The spectrograph uses a combination of mirrors and a diffraction grating to spatially separate the different wavelengths of the Raman scatter and image them onto an array detector for detection. The focal length of the spectrograph, the width of the entrance slit and the groove density of the diffraction grating determine the spectral resolution of the Raman microscope which dictates how effective the microscope is at resolving closely spaced Raman peaks. The groove density of the diffraction grating has the largest influence on the spectral resolution with spectral resolution increasing with increasing groove density.

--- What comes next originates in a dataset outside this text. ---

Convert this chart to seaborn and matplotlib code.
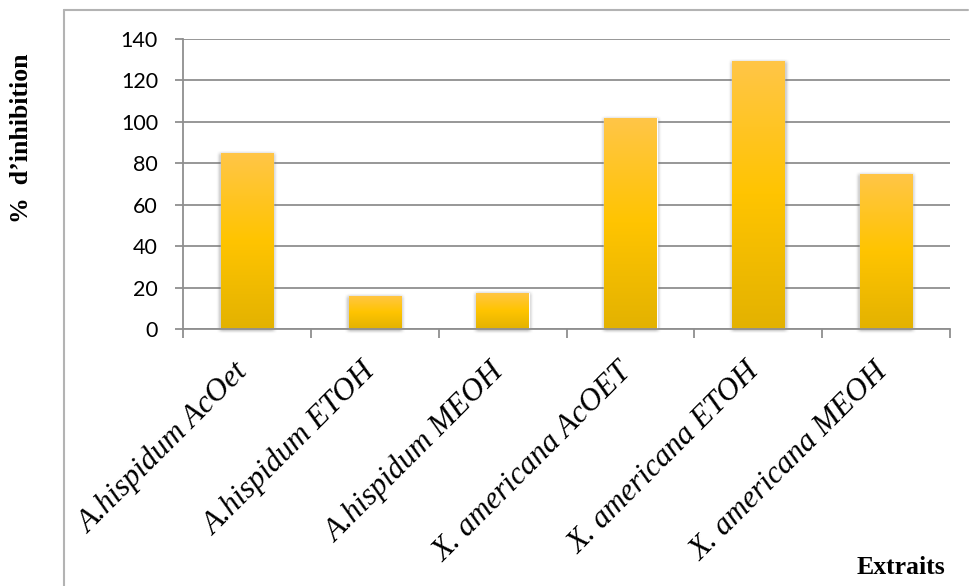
import numpy as np
import pandas as pd
import seaborn as sns
import matplotlib
matplotlib.use("Agg")
import matplotlib.pyplot as plt
import matplotlib.transforms as mtransforms
from matplotlib.colors import LinearSegmentedColormap
from matplotlib.font_manager import FontProperties
from matplotlib.lines import Line2D

# Data
extraits = [
    "A.hispidum AcOet",
    "A.hispidum ETOH",
    "A.hispidum MEOH",
    "X. americana AcOET",
    "X. americana ETOH",
    "X. americana MEOH",
]
inhibition = [85, 16, 17.5, 102, 129.5, 75]
y_ticks = [0, 20, 40, 60, 80, 100, 120, 140]

sns.set_theme(style="white")

W, H = 969, 586
fig = plt.figure(figsize=(W / 100, H / 100), dpi=100)
fig.patch.set_facecolor("white")

# plot area in pixel coordinates
left, right, top, bottom = 183, 950, 39, 329
ax = fig.add_axes([left / W, 1 - bottom / H, (right - left) / W, (bottom - top) / H])

df = pd.DataFrame({"extrait": extraits, "inhibition": inhibition})
sns.barplot(data=df, x="extrait", y="inhibition", color="#FFC400",
            width=0.41, ax=ax, zorder=3, saturation=1)

# vertical golden gradient and soft shadow on every bar
grad_cmap = LinearSegmentedColormap.from_list(
    "gold", [(0.0, "#E3B200"), (0.5, "#FFC400"), (1.0, "#FFC648")])
grad = np.linspace(0, 1, 256).reshape(-1, 1)

gray = np.array([0.42, 0.42, 0.42])
for patch in list(ax.patches):
    x0, y0 = patch.get_x(), patch.get_y()
    w, h = patch.get_width(), patch.get_height()
    # soft shadow
    mx, my = 0.035, 2.3
    xs = np.linspace(x0 - mx, x0 + w + mx, 300)
    ys = np.linspace(y0 - my, y0 + h + my * 0.5, 300)
    ax_ = np.clip(np.minimum(xs - (x0 - mx), (x0 + w + mx) - xs) / (1.6 * mx), 0, 1)
    ay_ = np.clip(np.minimum(ys - (y0 - my), (y0 + h + my * 0.5) - ys) / (1.3 * my), 0, 1)
    ax_ = ax_ * ax_ * (3 - 2 * ax_)
    ay_ = ay_ * ay_ * (3 - 2 * ay_)
    alpha = np.outer(ay_, ax_) * 0.6
    rgba = np.zeros((len(ys), len(xs), 4))
    rgba[..., :3] = gray
    rgba[..., 3] = alpha
    ax.imshow(rgba, extent=[xs[0], xs[-1], ys[0], ys[-1]], origin="lower",
              aspect="auto", zorder=2.5, interpolation="bilinear", clip_on=False)
    # gradient fill
    im = ax.imshow(grad, extent=[x0, x0 + w, y0, y0 + h], origin="lower",
                   aspect="auto", cmap=grad_cmap, vmin=0, vmax=1, zorder=3.5)
    im.set_clip_path(patch)

ax.set_xlim(-0.5, len(extraits) - 0.5)
ax.set_ylim(0, 140)

# grid and axes
grid_color = "#8f8f8f"
ax.set_axisbelow(True)
ax.yaxis.grid(True, color=grid_color, linewidth=1.3)
ax.xaxis.grid(False)
for s in ["top", "right"]:
    ax.spines[s].set_visible(False)
for s in ["left", "bottom"]:
    ax.spines[s].set_color(grid_color)
    ax.spines[s].set_linewidth(1.3)
    ax.spines[s].set_zorder(4)

ax.set_xlabel("")
ax.set_ylabel("")

ytick_font = FontProperties(family="Lato", size=15.5)
ax.set_yticks(y_ticks, labels=[str(v) for v in y_ticks], fontproperties=ytick_font,
              color="black")
ax.tick_params(axis="y", which="major", length=6, width=1.3, color=grid_color,
               direction="out", pad=12, left=True)

# category labels
xtick_font = FontProperties(family="Liberation Serif", style="italic", size=22.5)
ax.set_xticks(np.arange(len(extraits)), labels=extraits, fontproperties=xtick_font,
              color="black", rotation=45, ha="right", va="center",
              rotation_mode="anchor")
# tick marks between categories
ax.set_xticks(np.arange(-0.5, len(extraits)), minor=True)
ax.tick_params(axis="x", which="minor", length=6.5, width=1.3, color=grid_color,
               direction="out", bottom=True)
ax.tick_params(axis="x", which="major", length=0, pad=28)

offset = mtransforms.ScaledTranslation(-3 / 100, 0, fig.dpi_scale_trans)
for lab in ax.get_xticklabels():
    lab.set_transform(lab.get_transform() + offset)

# axis titles
title_font = dict(fontsize=18.5, fontweight="bold", family="Liberation Serif",
                  color="black")
fig.text(22 / W, 1 - 138 / H, "%  d\u2019inhibition", rotation=90,
         ha="center", va="center", **title_font)
fig.text(945 / W, 1 - 568 / H, "Extraits", ha="right", va="center", **title_font)

# outer chart frame (top and left edges)
frame_color = "#b3b3b3"
fig.add_artist(Line2D([64 / W, 968 / W], [1 - 10 / H, 1 - 10 / H],
                      transform=fig.transFigure, color=frame_color, linewidth=1.5))
fig.add_artist(Line2D([64 / W, 64 / W], [1 - 10 / H, 0],
                      transform=fig.transFigure, color=frame_color, linewidth=1.5))

fig.savefig("out.png", dpi=100, facecolor="white")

However, there is a trade-off as the higher the groove density, the narrower the spectral range that the grating is effective over. Spectrographs therefore typically contain multiple gratings, with a range of groove densities, installed on a rotating turret. The low groove density gratings can then be used to acquire the entire spectrum out to high wavenumbers and the high groove density grating used for spectrally resolving closely spaced peaks over a narrower region of the spectrum.
The Raman scatter is detected using an array detector which captures the spectrum in a single acquisition. The most common array detector is a CCD camera which is a high sensitivity camera with a rectangular array of pixels that the Raman spectrum is imaged onto and converted into an electronic signal. An EMCCD (Electron Multiplying CCD) is similar to a regular CCD but contains an additional on-chip electron-multiplying amplification stage that enables faster data readouts while preserving the high sensitivity and are the preferred detector for rapid Raman mapping with short acquisition times. One limitation of CCD cameras is that they are only sensitive out to ~1000 nm making them unsuitable for Raman microscopy with 1064 nm excitation. For 1064 nm excitation an InGaAs linear array detector which has maximum sensitivity in the near-infrared region is used in place of the CCD.